In a statement, the DOF said sin taxes fell from P31.5 billion in 2010 to P25.4 billion last year.

"This fall in revenues proves that our current excise tax scheme for tobacco is structurally flawed, and is in need of immediate changes," said Undersecretary Jeremias Paul.

"Although PMFTC has claimed that nothing is wrong with our sin tax system, the figures show how vulnerable this system is to being abused," Paul said, referring to Philip Morris Fortune Tobacco Corp., which is blocking a legislative measure aimed at reforming Republic Act 9334 or the Sin Tax Law.

PMFTC insists the current law needs no reform, citing the 31 percent increase in sin tax collections in 2010.

"Actually, our collections since 2004 have been badly see-sawing because of a practice of tobacco companies called 'front-loading.' Before revenues rose in 2010 and 2008, they fell by 13 percent in 2009, and 12 percent in 2007‚ the years when taxes were raised. This is the worst fall yet for our tobacco sin tax revenues. It's a telltale sign that the system is structurally defective. That's why we need the Abaya reform bill to fix this," said Paul, referring to the bill introduced at the House by Cavite Rep. Joseph Abaya.

Front-loading has been rampant since 2004 because RA 9334 prescribed small tax increases on tobacco products every two years, leading companies like PMFTC to concentrate their sales between the application of these higher, though tiny, tax rates.

This, in turn, has permitted tobacco firms to avoid having most of their sales bear the full weight of heightened excise levies. Combined with other well-known flaws of the present sin tax law - such as a multi-tiered system that protects old brands at 1996 tax rates and non-indexation to inflation - the current tax structure has failed to foster a fiscal environment of fair competition and buoyant tax revenues, the DOF said.

"Unless the Abaya sin tax bill is passed, our country will continue to bleed billions of pesos in government funds, which could have been used for improving the lives of our fellow Filipinos‚" said Jo-ann Latuja, senior economist of Action for Economic Reforms.
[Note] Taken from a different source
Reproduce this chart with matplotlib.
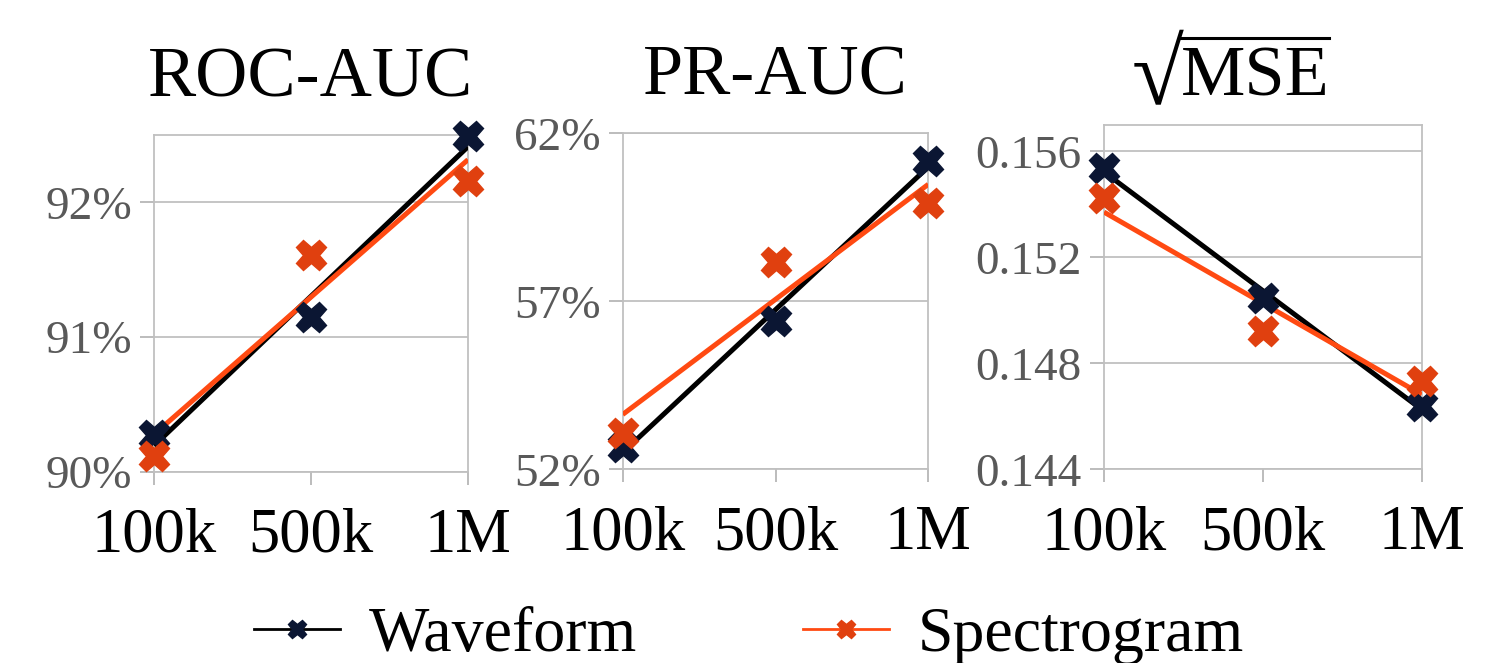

The DOF said at least P19.5 billion in revenues has been lost from 2006 to 2010 due to cigarette consumption that has merely downshifted from higher to lower-priced brands - a trend which the current multi-tiered system has encouraged.

Moreover, as the present regime still allows most smokers to switch to cheaper products, instead of quitting outright, it has been unable to stem rising levels of tobacco use among Filipinos.

"The numbers are just indisputable: the Abaya reforms are vital to fixing this faulty tax system, while lessening consumption of the number one cause of death in our country today. If this bill is not passed, the revenue losses could be the least of our concerns, since a health crisis is already brewing in our midst that endangers the young and poor populations of our country," Latuja said.